BRIEF:
Please transcribe the data that follows without the pictures, keeping every word the same.

RECORDS:
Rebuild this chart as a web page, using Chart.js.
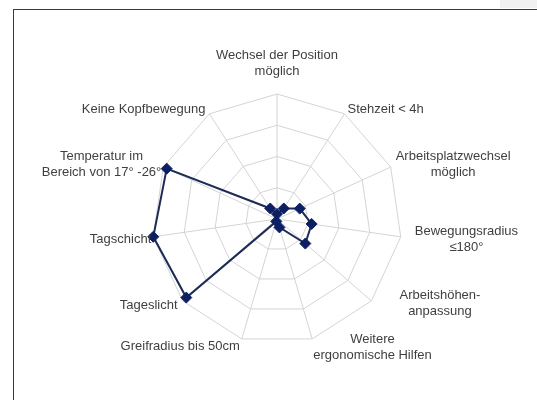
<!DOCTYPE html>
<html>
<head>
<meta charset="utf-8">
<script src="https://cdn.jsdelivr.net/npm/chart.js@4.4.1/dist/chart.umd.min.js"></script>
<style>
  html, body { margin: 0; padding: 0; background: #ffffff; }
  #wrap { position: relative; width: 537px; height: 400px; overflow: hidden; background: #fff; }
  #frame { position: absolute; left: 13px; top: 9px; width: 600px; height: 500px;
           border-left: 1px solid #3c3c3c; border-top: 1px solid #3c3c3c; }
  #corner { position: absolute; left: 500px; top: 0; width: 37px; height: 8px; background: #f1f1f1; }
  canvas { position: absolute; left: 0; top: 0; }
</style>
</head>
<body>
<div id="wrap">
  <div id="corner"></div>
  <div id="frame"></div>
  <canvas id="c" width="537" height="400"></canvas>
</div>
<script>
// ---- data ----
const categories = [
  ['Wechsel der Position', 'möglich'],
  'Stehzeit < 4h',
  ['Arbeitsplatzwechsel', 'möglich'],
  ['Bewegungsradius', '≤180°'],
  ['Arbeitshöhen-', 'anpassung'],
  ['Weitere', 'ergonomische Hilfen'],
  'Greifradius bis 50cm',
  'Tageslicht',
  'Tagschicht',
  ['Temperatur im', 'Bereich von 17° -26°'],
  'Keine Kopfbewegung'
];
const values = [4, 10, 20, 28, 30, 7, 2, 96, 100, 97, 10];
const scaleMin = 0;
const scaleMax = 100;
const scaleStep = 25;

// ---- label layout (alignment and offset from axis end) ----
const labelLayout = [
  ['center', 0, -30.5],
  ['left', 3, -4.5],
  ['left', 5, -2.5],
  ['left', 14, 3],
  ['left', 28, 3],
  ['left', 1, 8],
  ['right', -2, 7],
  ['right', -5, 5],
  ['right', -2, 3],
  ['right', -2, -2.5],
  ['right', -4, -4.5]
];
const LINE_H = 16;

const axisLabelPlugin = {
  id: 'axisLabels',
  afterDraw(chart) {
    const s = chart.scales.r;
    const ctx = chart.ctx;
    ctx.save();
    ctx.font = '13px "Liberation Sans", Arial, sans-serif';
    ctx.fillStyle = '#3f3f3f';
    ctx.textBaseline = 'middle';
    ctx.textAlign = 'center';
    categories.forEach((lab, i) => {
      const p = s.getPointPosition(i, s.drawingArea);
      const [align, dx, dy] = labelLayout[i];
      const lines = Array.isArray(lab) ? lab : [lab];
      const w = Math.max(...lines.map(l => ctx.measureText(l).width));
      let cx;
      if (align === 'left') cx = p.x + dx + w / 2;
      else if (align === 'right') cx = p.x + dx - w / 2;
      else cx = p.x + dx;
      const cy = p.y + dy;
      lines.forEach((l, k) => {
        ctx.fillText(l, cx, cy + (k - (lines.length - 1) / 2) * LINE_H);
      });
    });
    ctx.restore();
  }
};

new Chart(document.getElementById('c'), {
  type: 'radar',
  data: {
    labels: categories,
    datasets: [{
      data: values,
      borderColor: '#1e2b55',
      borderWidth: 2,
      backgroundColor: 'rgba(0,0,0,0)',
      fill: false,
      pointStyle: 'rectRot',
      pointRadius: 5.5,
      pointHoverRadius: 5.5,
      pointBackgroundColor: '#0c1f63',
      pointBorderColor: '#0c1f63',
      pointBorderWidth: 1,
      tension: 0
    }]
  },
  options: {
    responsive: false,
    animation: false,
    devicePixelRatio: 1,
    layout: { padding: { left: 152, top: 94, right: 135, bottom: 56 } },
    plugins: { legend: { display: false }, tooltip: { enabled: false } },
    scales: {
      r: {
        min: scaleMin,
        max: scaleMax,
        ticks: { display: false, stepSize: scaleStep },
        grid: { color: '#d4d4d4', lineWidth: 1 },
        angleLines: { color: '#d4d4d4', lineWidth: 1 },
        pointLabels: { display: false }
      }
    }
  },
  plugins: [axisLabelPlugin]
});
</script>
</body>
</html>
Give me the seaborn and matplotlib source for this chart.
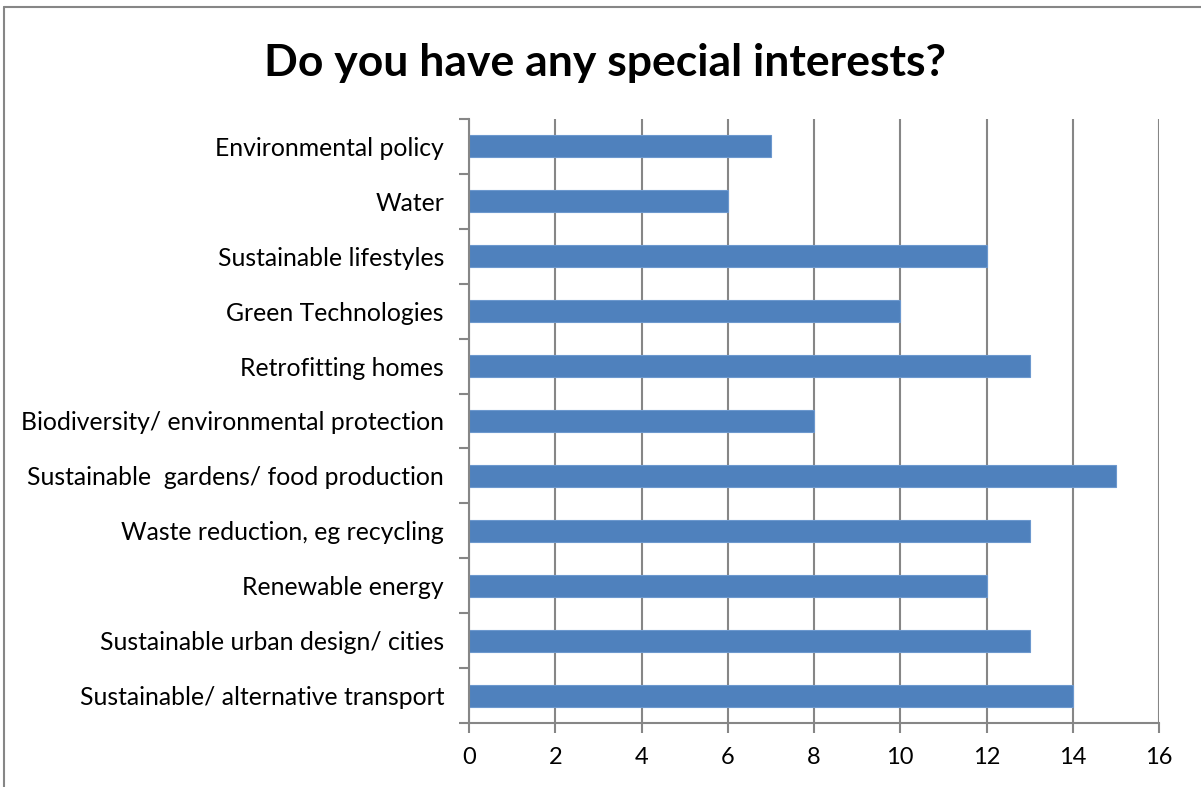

EXERCISE ANSWER:
Rebuild this chart as a web page, using Chart.js.
<!DOCTYPE html>
<html>
<head>
<meta charset="utf-8">
<script src="https://cdn.jsdelivr.net/npm/chart.js@4.4.1/dist/chart.umd.min.js"></script>
<style>
  html, body { margin: 0; padding: 0; background: #ffffff; }
  #wrap { position: relative; width: 537px; height: 400px; overflow: hidden; background: #fff; }
  #frame { position: absolute; left: 13px; top: 9px; width: 600px; height: 500px;
           border-left: 1px solid #3c3c3c; border-top: 1px solid #3c3c3c; }
  #corner { position: absolute; left: 500px; top: 0; width: 37px; height: 8px; background: #f1f1f1; }
  canvas { position: absolute; left: 0; top: 0; }
</style>
</head>
<body>
<div id="wrap">
  <div id="corner"></div>
  <div id="frame"></div>
  <canvas id="c" width="537" height="400"></canvas>
</div>
<script>
// ---- data ----
const categories = [
  ['Wechsel der Position', 'möglich'],
  'Stehzeit < 4h',
  ['Arbeitsplatzwechsel', 'möglich'],
  ['Bewegungsradius', '≤180°'],
  ['Arbeitshöhen-', 'anpassung'],
  ['Weitere', 'ergonomische Hilfen'],
  'Greifradius bis 50cm',
  'Tageslicht',
  'Tagschicht',
  ['Temperatur im', 'Bereich von 17° -26°'],
  'Keine Kopfbewegung'
];
const values = [4, 10, 20, 28, 30, 7, 2, 96, 100, 97, 10];
const scaleMin = 0;
const scaleMax = 100;
const scaleStep = 25;

// ---- label layout (alignment and offset from axis end) ----
const labelLayout = [
  ['center', 0, -30.5],
  ['left', 3, -4.5],
  ['left', 5, -2.5],
  ['left', 14, 3],
  ['left', 28, 3],
  ['left', 1, 8],
  ['right', -2, 7],
  ['right', -5, 5],
  ['right', -2, 3],
  ['right', -2, -2.5],
  ['right', -4, -4.5]
];
const LINE_H = 16;

const axisLabelPlugin = {
  id: 'axisLabels',
  afterDraw(chart) {
    const s = chart.scales.r;
    const ctx = chart.ctx;
    ctx.save();
    ctx.font = '13px "Liberation Sans", Arial, sans-serif';
    ctx.fillStyle = '#3f3f3f';
    ctx.textBaseline = 'middle';
    ctx.textAlign = 'center';
    categories.forEach((lab, i) => {
      const p = s.getPointPosition(i, s.drawingArea);
      const [align, dx, dy] = labelLayout[i];
      const lines = Array.isArray(lab) ? lab : [lab];
      const w = Math.max(...lines.map(l => ctx.measureText(l).width));
      let cx;
      if (align === 'left') cx = p.x + dx + w / 2;
      else if (align === 'right') cx = p.x + dx - w / 2;
      else cx = p.x + dx;
      const cy = p.y + dy;
      lines.forEach((l, k) => {
        ctx.fillText(l, cx, cy + (k - (lines.length - 1) / 2) * LINE_H);
      });
    });
    ctx.restore();
  }
};

new Chart(document.getElementById('c'), {
  type: 'radar',
  data: {
    labels: categories,
    datasets: [{
      data: values,
      borderColor: '#1e2b55',
      borderWidth: 2,
      backgroundColor: 'rgba(0,0,0,0)',
      fill: false,
      pointStyle: 'rectRot',
      pointRadius: 5.5,
      pointHoverRadius: 5.5,
      pointBackgroundColor: '#0c1f63',
      pointBorderColor: '#0c1f63',
      pointBorderWidth: 1,
      tension: 0
    }]
  },
  options: {
    responsive: false,
    animation: false,
    devicePixelRatio: 1,
    layout: { padding: { left: 152, top: 94, right: 135, bottom: 56 } },
    plugins: { legend: { display: false }, tooltip: { enabled: false } },
    scales: {
      r: {
        min: scaleMin,
        max: scaleMax,
        ticks: { display: false, stepSize: scaleStep },
        grid: { color: '#d4d4d4', lineWidth: 1 },
        angleLines: { color: '#d4d4d4', lineWidth: 1 },
        pointLabels: { display: false }
      }
    }
  },
  plugins: [axisLabelPlugin]
});
</script>
</body>
</html>
Give me the seaborn and matplotlib source for this chart.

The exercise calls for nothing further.